Most leg press machines have the ability to adjust the angle of the back support, a benefit many people overlook. Making a small change to this component will recruit different muscle groups in the legs. On your next leg day, try lowering the back pad to its lowest setting. Lowering the upper body will open up the hips, enabling you to get more mobility and moving the work away from the front quads and calling in the hamstrings and glutes. Be sure to focus on pushing the plate away through your heels, which will further enhance the recruitment of these posterior chain muscles.

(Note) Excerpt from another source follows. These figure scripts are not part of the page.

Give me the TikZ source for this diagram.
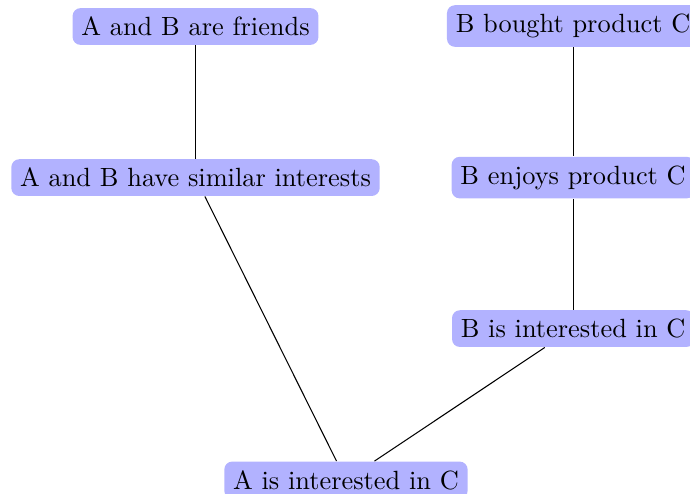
\documentclass[tikz,border=0pt]{standalone}
\begin{document}
\begin{tikzpicture}[x=1pt,y=1pt,
  box/.style={fill=blue!30, rounded corners=3pt, inner sep=3.333pt},
  link/.style={draw=black, line width=0.4pt}]
\useasboundingbox (0,0) rectangle (261.86,-187.1);
\clip (0,0) rectangle (261.86,-187.1);
\node[box] (friends) at (74.2,-10.06) {A and B are friends};
\node[box] (similar) at (74.2,-67.4) {A and B have similar interests};
\node[box] (bought) at (217.5,-9.87) {B bought product C};
\node[box] (enjoys) at (217.5,-67.4) {B enjoys product C};
\node[box] (binterest) at (217.5,-124.7) {B is interested in C};
\node[box] (ainterest) at (131.3,-182.2) {A is interested in C};
\draw[link] (friends) -- (similar);
\draw[link] (bought) -- (enjoys);
\draw[link] (enjoys) -- (binterest);
\draw[link] (similar) -- (ainterest);
\draw[link] (binterest) -- (ainterest);
\end{tikzpicture}
\end{document}
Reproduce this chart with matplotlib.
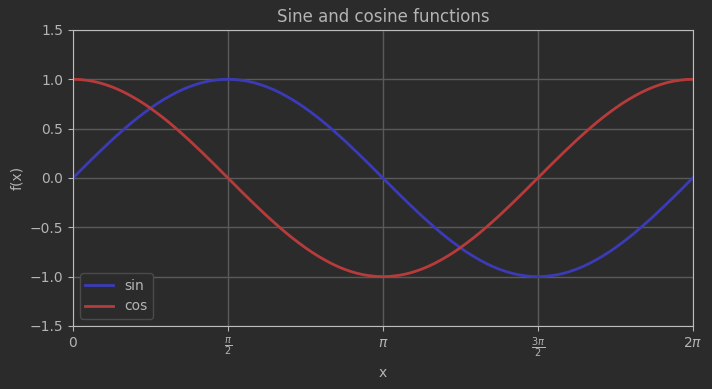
import numpy as np
import matplotlib
matplotlib.use("Agg")
import matplotlib.pyplot as plt

sin_vals = [0.000, 0.065, 0.131, 0.195, 0.259, 0.321, 0.383, 0.442, 0.500, 0.556, 0.609, 0.659,
            0.707, 0.752, 0.793, 0.831, 0.866, 0.897, 0.924, 0.947, 0.966, 0.981, 0.991, 0.998,
            1.000, 0.998, 0.991, 0.981, 0.966, 0.947, 0.924, 0.897, 0.866, 0.831, 0.793, 0.752,
            0.707, 0.659, 0.609, 0.556, 0.500, 0.442, 0.383, 0.321, 0.259, 0.195, 0.131, 0.065,
            0.000, -0.065, -0.131, -0.195, -0.259, -0.321, -0.383, -0.442, -0.500, -0.556, -0.609, -0.659,
            -0.707, -0.752, -0.793, -0.831, -0.866, -0.897, -0.924, -0.947, -0.966, -0.981, -0.991, -0.998,
            -1.000, -0.998, -0.991, -0.981, -0.966, -0.947, -0.924, -0.897, -0.866, -0.831, -0.793, -0.752,
            -0.707, -0.659, -0.609, -0.556, -0.500, -0.442, -0.383, -0.321, -0.259, -0.195, -0.131, -0.065,
            0.000]
cos_vals = [1.000, 0.998, 0.991, 0.981, 0.966, 0.947, 0.924, 0.897, 0.866, 0.831, 0.793, 0.752,
            0.707, 0.659, 0.609, 0.556, 0.500, 0.442, 0.383, 0.321, 0.259, 0.195, 0.131, 0.065,
            0.000, -0.065, -0.131, -0.195, -0.259, -0.321, -0.383, -0.442, -0.500, -0.556, -0.609, -0.659,
            -0.707, -0.752, -0.793, -0.831, -0.866, -0.897, -0.924, -0.947, -0.966, -0.981, -0.991, -0.998,
            -1.000, -0.998, -0.991, -0.981, -0.966, -0.947, -0.924, -0.897, -0.866, -0.831, -0.793, -0.752,
            -0.707, -0.659, -0.609, -0.556, -0.500, -0.442, -0.383, -0.321, -0.259, -0.195, -0.131, -0.065,
            0.000, 0.065, 0.131, 0.195, 0.259, 0.321, 0.383, 0.442, 0.500, 0.556, 0.609, 0.659,
            0.707, 0.752, 0.793, 0.831, 0.866, 0.897, 0.924, 0.947, 0.966, 0.981, 0.991, 0.998,
            1.000]
x = np.linspace(0, 2 * np.pi, len(sin_vals))

xtick_pos = [0, np.pi / 2, np.pi, 3 * np.pi / 2, 2 * np.pi]
xtick_labels = ['0', r'$\frac{\pi}{2}$', r'$\pi$', r'$\frac{3\pi}{2}$', r'$2\pi$']

bg = '#2b2b2b'
fg = '#b4b4b4'

fig = plt.figure(figsize=(7.12, 3.89), dpi=100, facecolor=bg)
ax = fig.add_axes([0.1025, 0.162, 0.8705, 0.761], facecolor=bg)

ax.plot(x, sin_vals, color='#3b3bb8', lw=2, label='sin')
ax.plot(x, cos_vals, color='#b83b3b', lw=2, label='cos')

ax.set_xlim(0, 2 * np.pi)
ax.set_ylim(-1.5, 1.5)
ax.set_xticks(xtick_pos)
ax.set_xticklabels(xtick_labels)
ax.set_yticks([-1.5, -1.0, -0.5, 0.0, 0.5, 1.0, 1.5])

ax.grid(True, color='#5a5a5a', lw=1)
ax.set_axisbelow(True)
for s in ax.spines.values():
    s.set_color('#bdbdbd')
ax.tick_params(colors=fg, labelsize=10)

ax.set_title('Sine and cosine functions', color=fg, fontsize=12)
ax.set_xlabel('x', color=fg, labelpad=4)
ax.set_ylabel('f(x)', color=fg)

leg = ax.legend(loc='lower left', facecolor=bg, edgecolor='#4a4a4a', framealpha=1)
for t in leg.get_texts():
    t.set_color(fg)

fig.savefig('out.png', dpi=100, facecolor=bg)
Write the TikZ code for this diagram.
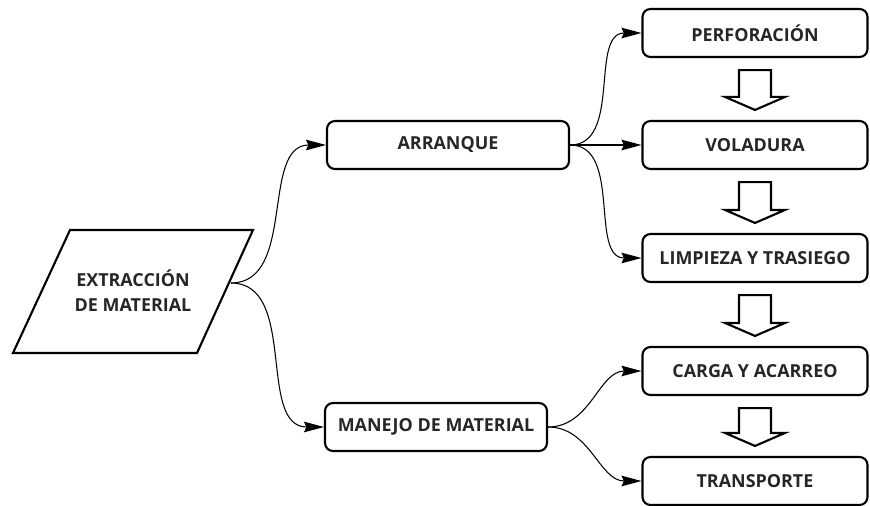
\documentclass[tikz,border=0pt]{standalone}
\usepackage{fontspec}
\setmainfont{Open Sans}
\usetikzlibrary{arrows.meta,calc}

\begin{document}
\begin{tikzpicture}[x = 0.03cm, y = -0.03cm,
		texto/.style = {font = \fontsize{15.3}{21.3}\selectfont\bfseries, text = black!85},
		caja/.style = {texto, draw, line width = 1.8pt, rounded corners = 0.24cm, minimum width = 6.75cm, minimum height = 1.44cm, inner sep = 0pt},
		enlace/.style = {line width = 0.9pt, -{Stealth[length = 17pt, width = 9pt, inset = 2pt]}, out = 0, in = 180},
		bloque/.style = {line width = 1.8pt, fill = white}]
					\useasboundingbox (0, 0) rectangle (870, 506);

					\coordinate (p1) at (70, 230);
					\coordinate (p2) at (253, 230);
					\coordinate (p3) at (197, 353);
					\coordinate (p4) at (13, 353);
					\coordinate (salida) at (231, 283);

					\draw [line width = 1.8pt] (p1) -- (p2) -- (p3) -- (p4) -- cycle;
					\node [texto, align = center] (extraccion) at (133, 291) {EXTRACCIÓN\\DE MATERIAL};

					\node [caja, minimum width = 7.26cm] (arranque) at (448, 145) {ARRANQUE};
					\node [caja, minimum width = 6.66cm] (manejo) at (436, 427) {MANEJO DE MATERIAL};

					\node [caja] (perforacion) at (755, 33) {PERFORACIÓN};
					\node [caja] (voladura) at (755, 145) {VOLADURA};
					\node [caja] (limpieza) at (755, 258) {LIMPIEZA Y TRASIEGO};
					\node [caja] (carga) at (755, 371) {CARGA Y ACARREO};
					\node [caja] (transporte) at (755, 481) {TRANSPORTE};

					\draw [enlace] (salida) to (arranque.west);
					\draw [enlace] (salida) to (manejo.west);
					\draw [enlace] (arranque.east) to (perforacion.west);
					\draw [enlace] (arranque.east) to (voladura.west);
					\draw [enlace] (arranque.east) to (limpieza.west);
					\draw [enlace] (manejo.east) to (carga.west);
					\draw [enlace] (manejo.east) to (transporte.west);

					\foreach \a/\b in {perforacion/voladura, voladura/limpieza, limpieza/carga, carga/transporte}
						\draw [bloque] ($(\a.south) + (-16, 12)$) -- ($(\a.south) + (16, 12)$) -- ($(\b.north) + (16, -23)$) -- ($(\b.north) + (30, -23)$) -- ($(\b.north) + (0, -10)$) -- ($(\b.north) + (-30, -23)$) -- ($(\b.north) + (-16, -23)$) -- cycle;
				\end{tikzpicture}
\end{document}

It’s all about the angle of the hips. When the hip angle is open (with the back pad lower), your body will create a straighter line at the peak of the movement. As your body comes closer to making this straight line, you achieve more hip extension. This will recruit more lower body muscles and different ones than a traditional leg press position with a smaller hip angle.

Reap the Rewards

Obviously, applying this change will depend on your personal focus. Often, the idea of “revolutionizing” an exercise by making technical adjustments is glorified, but in this case, it’s brilliant and truly advantageous for your progress. If you’re a person who hits quads and hamstrings in two different sessions, you can incorporate the leg press on both days with the simple change to the machine. Be aware that you may need to decrease the weight as your quads are likely stronger, and the change in angle will likely stress muscles in a new way. However, when you’re looking to make progress with your strength and size, new challenges are critical. Now, get under some weight and press!